__Stated problem__
Quote the records beneath, complete and exact. Leave out images.

__Input__
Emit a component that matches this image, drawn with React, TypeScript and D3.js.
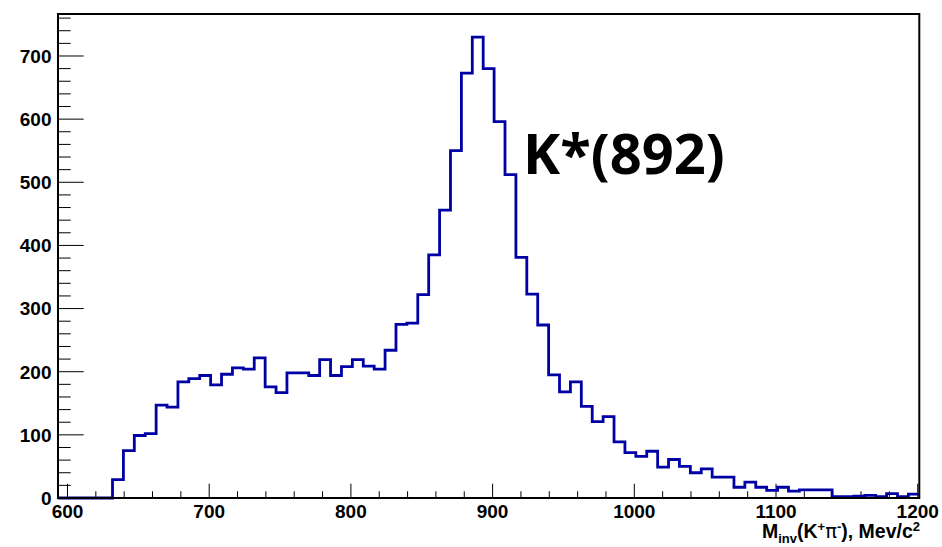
import React from 'react';
import * as d3 from 'd3';

// Histogram: 79 bins starting at binStart, width binWidth (MeV/c^2)
const binStart = 593.3;
const binWidth = 7.694;
const counts = [
  0, 0, 0, 0, 0, 29, 75, 99, 102, 147, 144, 184, 189, 194, 179, 196, 206, 204, 222, 176,
  167, 198, 198, 194, 219, 194, 208, 219, 209, 204, 234, 275, 277, 322, 385, 456, 550, 673, 730, 680,
  596, 512, 381, 323, 274, 195, 168, 184, 145, 121, 129, 89, 72, 66, 74, 49, 61, 50, 40, 46,
  33, 33, 17, 25, 17, 12, 17, 11, 13, 13, 13, 2, 2, 3, 4, 2, 7, 2, 6,
];
const xTicks = [600, 700, 800, 900, 1000, 1100, 1200];
const yTicks = [0, 100, 200, 300, 400, 500, 600, 700];
const yMax = 766.5;
const annotation = 'K*(892)';

const W = 942;
const H = 547;
const L = 58, R = 919.3, T = 14, B = 498;

export default function App() {
  const xEnd = binStart + counts.length * binWidth;
  const x = d3.scaleLinear().domain([binStart, xEnd]).range([L, R]);
  const y = d3.scaleLinear().domain([0, yMax]).range([B, T]);

  let d = `M${x(binStart)},${y(counts[0])}`;
  counts.forEach((c, i) => {
    const x1 = x(binStart + (i + 1) * binWidth);
    d += `V${y(c)}H${x1}`;
  });

  const xMinor = d3.range(600, 1201, 20).filter((v) => v % 100 !== 0);
  const yMinor = d3.range(0, yMax, 20).filter((v) => v % 100 !== 0);

  const font = 'Liberation Sans, Arial, Helvetica, sans-serif';

  return (
    <svg
      width={W}
      height={H}
      style={{ position: 'absolute', left: 0, top: 0, display: 'block', background: '#fff' }}
    >
      <rect x={0} y={0} width={W} height={H} fill="#fff" />
      {/* ticks */}
      <g stroke="#000" strokeWidth={1}>
        {yTicks.map((v) => (
          <line key={'ym' + v} x1={L} x2={L + 25.7} y1={y(v)} y2={y(v)} />
        ))}
        {yMinor.map((v) => (
          <line key={'yn' + v} x1={L} x2={L + 12.7} y1={y(v)} y2={y(v)} />
        ))}
        {xTicks.map((v) => (
          <line key={'xm' + v} x1={x(v)} x2={x(v)} y1={B} y2={B - 14.3} />
        ))}
        {xMinor.map((v) => (
          <line key={'xn' + v} x1={x(v)} x2={x(v)} y1={B} y2={B - 6.7} />
        ))}
      </g>
      {/* histogram */}
      <path d={d} fill="none" stroke="#0000a4" strokeWidth={2.8} strokeLinejoin="miter" />
      {/* frame */}
      <rect x={L} y={T} width={R - L} height={B - T} fill="none" stroke="#000" strokeWidth={2} />
      {/* y labels */}
      <g fontFamily={font} fontWeight="bold" fontSize={19} fill="#000" textAnchor="end">
        {yTicks.map((v) => (
          <text key={'yl' + v} x={51.5} y={y(v) + 6.8}>
            {v}
          </text>
        ))}
      </g>
      {/* x labels */}
      <g fontFamily={font} fontWeight="bold" fontSize={19} fill="#000" textAnchor="middle">
        {xTicks.map((v) => (
          <text key={'xl' + v} x={x(v)} y={518}>
            {v}
          </text>
        ))}
      </g>
      {/* axis title */}
      <text x={920} y={538} fontFamily={font} fontWeight="bold" fontSize={19.5} textAnchor="end" fill="#000">
        <tspan>M</tspan>
        <tspan fontSize={13} dy={5}>inv</tspan>
        <tspan dy={-5}>(K</tspan>
        <tspan fontSize={13} dy={-7.5}>+</tspan>
        <tspan dy={7.5} fontFamily="DejaVu Sans, sans-serif" fontWeight="normal">π</tspan>
        <tspan fontSize={13} dy={-7.5}>-</tspan>
        <tspan dy={7.5}>), Mev/c</tspan>
        <tspan fontSize={13} dy={-7.5}>2</tspan>
      </text>
      {/* annotation */}
      <text x={523} y={174} fontFamily="Open Sans, Noto Sans, sans-serif" fontWeight="bold" fontSize={56} fill="#000">
        {annotation}
      </text>
    </svg>
  );
}
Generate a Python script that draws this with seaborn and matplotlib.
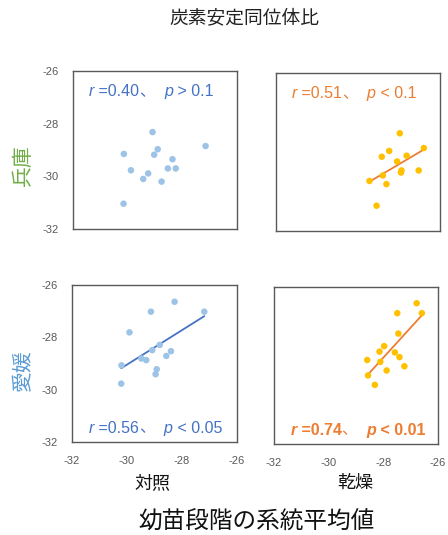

__The output__
Emit a component that matches this image, drawn with React, TypeScript and D3.js.
import React from 'react';
import * as d3 from 'd3';

// Histogram: 79 bins starting at binStart, width binWidth (MeV/c^2)
const binStart = 593.3;
const binWidth = 7.694;
const counts = [
  0, 0, 0, 0, 0, 29, 75, 99, 102, 147, 144, 184, 189, 194, 179, 196, 206, 204, 222, 176,
  167, 198, 198, 194, 219, 194, 208, 219, 209, 204, 234, 275, 277, 322, 385, 456, 550, 673, 730, 680,
  596, 512, 381, 323, 274, 195, 168, 184, 145, 121, 129, 89, 72, 66, 74, 49, 61, 50, 40, 46,
  33, 33, 17, 25, 17, 12, 17, 11, 13, 13, 13, 2, 2, 3, 4, 2, 7, 2, 6,
];
const xTicks = [600, 700, 800, 900, 1000, 1100, 1200];
const yTicks = [0, 100, 200, 300, 400, 500, 600, 700];
const yMax = 766.5;
const annotation = 'K*(892)';

const W = 942;
const H = 547;
const L = 58, R = 919.3, T = 14, B = 498;

export default function App() {
  const xEnd = binStart + counts.length * binWidth;
  const x = d3.scaleLinear().domain([binStart, xEnd]).range([L, R]);
  const y = d3.scaleLinear().domain([0, yMax]).range([B, T]);

  let d = `M${x(binStart)},${y(counts[0])}`;
  counts.forEach((c, i) => {
    const x1 = x(binStart + (i + 1) * binWidth);
    d += `V${y(c)}H${x1}`;
  });

  const xMinor = d3.range(600, 1201, 20).filter((v) => v % 100 !== 0);
  const yMinor = d3.range(0, yMax, 20).filter((v) => v % 100 !== 0);

  const font = 'Liberation Sans, Arial, Helvetica, sans-serif';

  return (
    <svg
      width={W}
      height={H}
      style={{ position: 'absolute', left: 0, top: 0, display: 'block', background: '#fff' }}
    >
      <rect x={0} y={0} width={W} height={H} fill="#fff" />
      {/* ticks */}
      <g stroke="#000" strokeWidth={1}>
        {yTicks.map((v) => (
          <line key={'ym' + v} x1={L} x2={L + 25.7} y1={y(v)} y2={y(v)} />
        ))}
        {yMinor.map((v) => (
          <line key={'yn' + v} x1={L} x2={L + 12.7} y1={y(v)} y2={y(v)} />
        ))}
        {xTicks.map((v) => (
          <line key={'xm' + v} x1={x(v)} x2={x(v)} y1={B} y2={B - 14.3} />
        ))}
        {xMinor.map((v) => (
          <line key={'xn' + v} x1={x(v)} x2={x(v)} y1={B} y2={B - 6.7} />
        ))}
      </g>
      {/* histogram */}
      <path d={d} fill="none" stroke="#0000a4" strokeWidth={2.8} strokeLinejoin="miter" />
      {/* frame */}
      <rect x={L} y={T} width={R - L} height={B - T} fill="none" stroke="#000" strokeWidth={2} />
      {/* y labels */}
      <g fontFamily={font} fontWeight="bold" fontSize={19} fill="#000" textAnchor="end">
        {yTicks.map((v) => (
          <text key={'yl' + v} x={51.5} y={y(v) + 6.8}>
            {v}
          </text>
        ))}
      </g>
      {/* x labels */}
      <g fontFamily={font} fontWeight="bold" fontSize={19} fill="#000" textAnchor="middle">
        {xTicks.map((v) => (
          <text key={'xl' + v} x={x(v)} y={518}>
            {v}
          </text>
        ))}
      </g>
      {/* axis title */}
      <text x={920} y={538} fontFamily={font} fontWeight="bold" fontSize={19.5} textAnchor="end" fill="#000">
        <tspan>M</tspan>
        <tspan fontSize={13} dy={5}>inv</tspan>
        <tspan dy={-5}>(K</tspan>
        <tspan fontSize={13} dy={-7.5}>+</tspan>
        <tspan dy={7.5} fontFamily="DejaVu Sans, sans-serif" fontWeight="normal">π</tspan>
        <tspan fontSize={13} dy={-7.5}>-</tspan>
        <tspan dy={7.5}>), Mev/c</tspan>
        <tspan fontSize={13} dy={-7.5}>2</tspan>
      </text>
      {/* annotation */}
      <text x={523} y={174} fontFamily="Open Sans, Noto Sans, sans-serif" fontWeight="bold" fontSize={56} fill="#000">
        {annotation}
      </text>
    </svg>
  );
}
Generate a Python script that draws this with seaborn and matplotlib.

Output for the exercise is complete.